- Independent review results in more stringent miner guidelines
- Changes come in the wake of 2014 Mount Polley Disaster
Members of a mining industry group in Canada will be required to undertake independent reviews of their waste-management practices under new rules being implemented in the wake of the Mount Polley disaster.
The Mining Association of Canada (MAC) will begin adopting 29 recommendations made by an independent review panel immediately, Pierre Gratton, chief executive officer of the group said in a telephone interview Thursday. The biggest changes include a demand that independent reviews be conducted at every stage of planning, building and managing waste storage, or "tailings" facilities.
"Everyone of these recommendations, if it’s going to reduce the incidents, we want to implement as quickly as possible," Gratton said. The group has 37 full members, as well as associate members.
The failure of a tailings dam at Imperial Metals Corp.’s Mount Polley mine in British Columbia in 2014 resulted in billions of gallons of mining waste being dumped into lakes and rivers. An independent review commissioned by the B.C. government recommended that all mining companies operating in the province follow MAC’s best practices. As a result, the organization undertook its own independent review to improve those guidelines, Gratton said.
The report recommends that communities that could be affected by a tailings failure be included in emergency plans and training simulations. It also recommends that the responsibility for signing off on a company’s tailings-management policy be raised to the board level.

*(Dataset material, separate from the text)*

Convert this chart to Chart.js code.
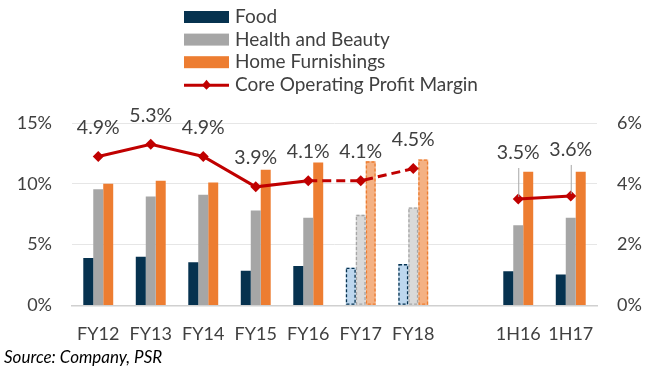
<!DOCTYPE html>
<html>
<head>
<meta charset="utf-8">
<style>
  html, body { margin: 0; padding: 0; background: #fff; }
  #wrap { width: 651px; height: 374px; }
</style>
</head>
<body>
<div id="wrap"><canvas id="chart" width="651" height="374"></canvas></div>
<script src="https://cdn.jsdelivr.net/npm/chart.js"></script>
<script>
  // data (bars on left axis, margin on right axis)
  const periods = ['FY12', 'FY13', 'FY14', 'FY15', 'FY16', 'FY17', 'FY18', '', '1H16', '1H17'];
  const food = [3.9, 4.0, 3.55, 2.85, 3.25, 3.1, 3.4, null, 2.8, 2.55];
  const healthBeauty = [9.55, 8.95, 9.1, 7.8, 7.2, 7.45, 8.05, null, 6.6, 7.2];
  const homeFurnishings = [10.0, 10.25, 10.1, 11.15, 11.75, 11.85, 12.0, null, 11.0, 11.0];
  const coreMargin = [4.9, 5.3, 4.9, 3.9, 4.1, 4.1, 4.5, null, 3.5, 3.6];
  const isForecast = [false, false, false, false, false, true, true, false, false, false];
  const leftTicks = [0, 5, 10, 15];
  const rightTicks = [0, 2, 4, 6];

  const FONT = 'Lato, "Open Sans", sans-serif';
  const TEXT = '#404040';

  function barSet(label, data, solid, light, edge) {
    return {
      type: 'bar',
      label: label,
      data: data,
      yAxisID: 'y',
      order: 1,
      backgroundColor: data.map((v, i) => isForecast[i] ? light : solid),
      legendColor: solid,
      edgeColor: edge,
      borderWidth: 0,
      barPercentage: 1.0,
      categoryPercentage: 0.57
    };
  }

  // dashed outline for the forecast bars
  const dashedBars = {
    id: 'dashedBars',
    afterDatasetDraw(chart, args) {
      const ds = chart.data.datasets[args.index];
      if (ds.type !== 'bar') return;
      const ctx = chart.ctx;
      ctx.save();
      ctx.strokeStyle = ds.edgeColor;
      ctx.lineWidth = 1.3;
      ctx.setLineDash([3, 2]);
      args.meta.data.forEach((bar, i) => {
        if (!isForecast[i] || ds.data[i] == null) return;
        const p = bar.getProps(['x', 'y', 'base', 'width'], true);
        ctx.strokeRect(p.x - p.width / 2 + 0.7, p.y + 0.7, p.width - 1.4, p.base - p.y - 1.4);
      });
      ctx.restore();
    }
  };

  // value labels above the margin line, the half-year ones with a leader line
  const marginLabels = {
    id: 'marginLabels',
    afterDatasetsDraw(chart) {
      const idx = chart.data.datasets.findIndex(d => d.type === 'line');
      const meta = chart.getDatasetMeta(idx);
      const gap = periods.indexOf('');
      const ctx = chart.ctx;
      ctx.save();
      ctx.font = '19.5px ' + FONT;
      ctx.textAlign = 'center';
      ctx.textBaseline = 'middle';
      meta.data.forEach((pt, i) => {
        const v = coreMargin[i];
        if (v == null) return;
        const callout = i > gap;
        const ty = pt.y - (callout ? 46 : 29);
        if (callout) {
          ctx.strokeStyle = '#a6a6a6';
          ctx.lineWidth = 1;
          ctx.beginPath();
          ctx.moveTo(pt.x + 0.5, ty + 15);
          ctx.lineTo(pt.x + 0.5, pt.y - 2);
          ctx.stroke();
        }
        ctx.fillStyle = TEXT;
        ctx.fillText(v.toFixed(1) + '%', pt.x, ty);
      });
      ctx.restore();
    }
  };

  // stacked legend at the top, centred
  const stackLegend = {
    id: 'stackLegend',
    afterDraw(chart) {
      const ctx = chart.ctx;
      ctx.save();
      ctx.font = '19px ' + FONT;
      ctx.textBaseline = 'middle';
      chart.data.datasets.forEach((ds, i) => {
        const y = 17 + i * 22.6;
        const x = 184;
        if (ds.type === 'bar') {
          ctx.fillStyle = ds.legendColor;
          ctx.fillRect(x, y - 6, 45, 12);
        } else {
          ctx.strokeStyle = ds.borderColor;
          ctx.lineWidth = 3;
          ctx.beginPath();
          ctx.moveTo(x, y + 0.5);
          ctx.lineTo(x + 45, y + 0.5);
          ctx.stroke();
          ctx.fillStyle = ds.borderColor;
          ctx.beginPath();
          ctx.moveTo(x + 22.5, y - 5);
          ctx.lineTo(x + 27, y + 0.5);
          ctx.lineTo(x + 22.5, y + 5);
          ctx.lineTo(x + 18, y + 0.5);
          ctx.closePath();
          ctx.fill();
        }
        ctx.fillStyle = TEXT;
        ctx.fillText(ds.label, 235, y);
      });
      ctx.restore();
    }
  };

  // source note
  const sourceNote = {
    id: 'sourceNote',
    afterDraw(chart) {
      const ctx = chart.ctx;
      ctx.save();
      ctx.font = 'italic 17px ' + FONT;
      ctx.fillStyle = '#000';
      ctx.textBaseline = 'middle';
      ctx.fillText('Source: Company, PSR', 4, 358);
      ctx.restore();
    }
  };

  new Chart(document.getElementById('chart'), {
    data: {
      labels: periods,
      datasets: [
        barSet('Food', food, '#06324f', '#bdd7ee', '#06324f'),
        barSet('Health and Beauty', healthBeauty, '#a6a6a6', '#d9d9d9', '#a6a6a6'),
        barSet('Home Furnishings', homeFurnishings, '#ed7d31', '#f4b183', '#ed7d31'),
        {
          type: 'line',
          label: 'Core Operating Profit Margin',
          data: coreMargin,
          yAxisID: 'y1',
          order: 0,
          borderColor: '#c00000',
          backgroundColor: '#c00000',
          borderWidth: 3,
          pointStyle: 'rectRot',
          pointRadius: 5.5,
          pointBorderWidth: 0,
          tension: 0,
          spanGaps: false,
          segment: {
            borderDash: c => isForecast[c.p1DataIndex] ? [9, 5] : undefined
          }
        }
      ]
    },
    options: {
      responsive: false,
      animation: false,
      devicePixelRatio: 1,
      layout: { padding: { top: 123, bottom: 19, left: 0, right: 0 } },
      plugins: {
        legend: { display: false },
        tooltip: { enabled: false }
      },
      scales: {
        x: {
          grid: { display: false },
          border: { color: '#d0d0d0', width: 1.5 },
          ticks: { color: TEXT, font: { family: FONT, size: 18 }, padding: 10, maxRotation: 0, autoSkip: false }
        },
        y: {
          position: 'left',
          min: 0, max: 15,
          afterBuildTicks: s => { s.ticks = leftTicks.map(v => ({ value: v })); },
          afterFit: s => { s.width = 72; },
          grid: { color: '#e6e6e6', drawTicks: false },
          border: { display: false },
          ticks: { color: TEXT, font: { family: FONT, size: 18 }, padding: 20, callback: v => v + '%' }
        },
        y1: {
          position: 'right',
          min: 0, max: 6,
          afterBuildTicks: s => { s.ticks = rightTicks.map(v => ({ value: v })); },
          afterFit: s => { s.width = 54; },
          grid: { display: false, drawTicks: false },
          border: { display: false },
          ticks: { color: TEXT, font: { family: FONT, size: 18 }, padding: 20, callback: v => v + '%' }
        }
      }
    },
    plugins: [dashedBars, marginLabels, stackLegend, sourceNote]
  });
</script>
</body>
</html>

"Right now there is a requirement that you do report up to the CEO or COO annually," Gratton said. "This is raising it another notch."
Tailings disasters have become one of biggest expenses to companies. In November, a spill at the Samarco iron-ore venture in Brazil, owned by BHP Billiton Ltd. and Vale SA, sent 13 billion gallons of tailings mud over a village, into rivers, and out to the ocean. Brazil has said it will seek as much as $5.2 billion in compensation.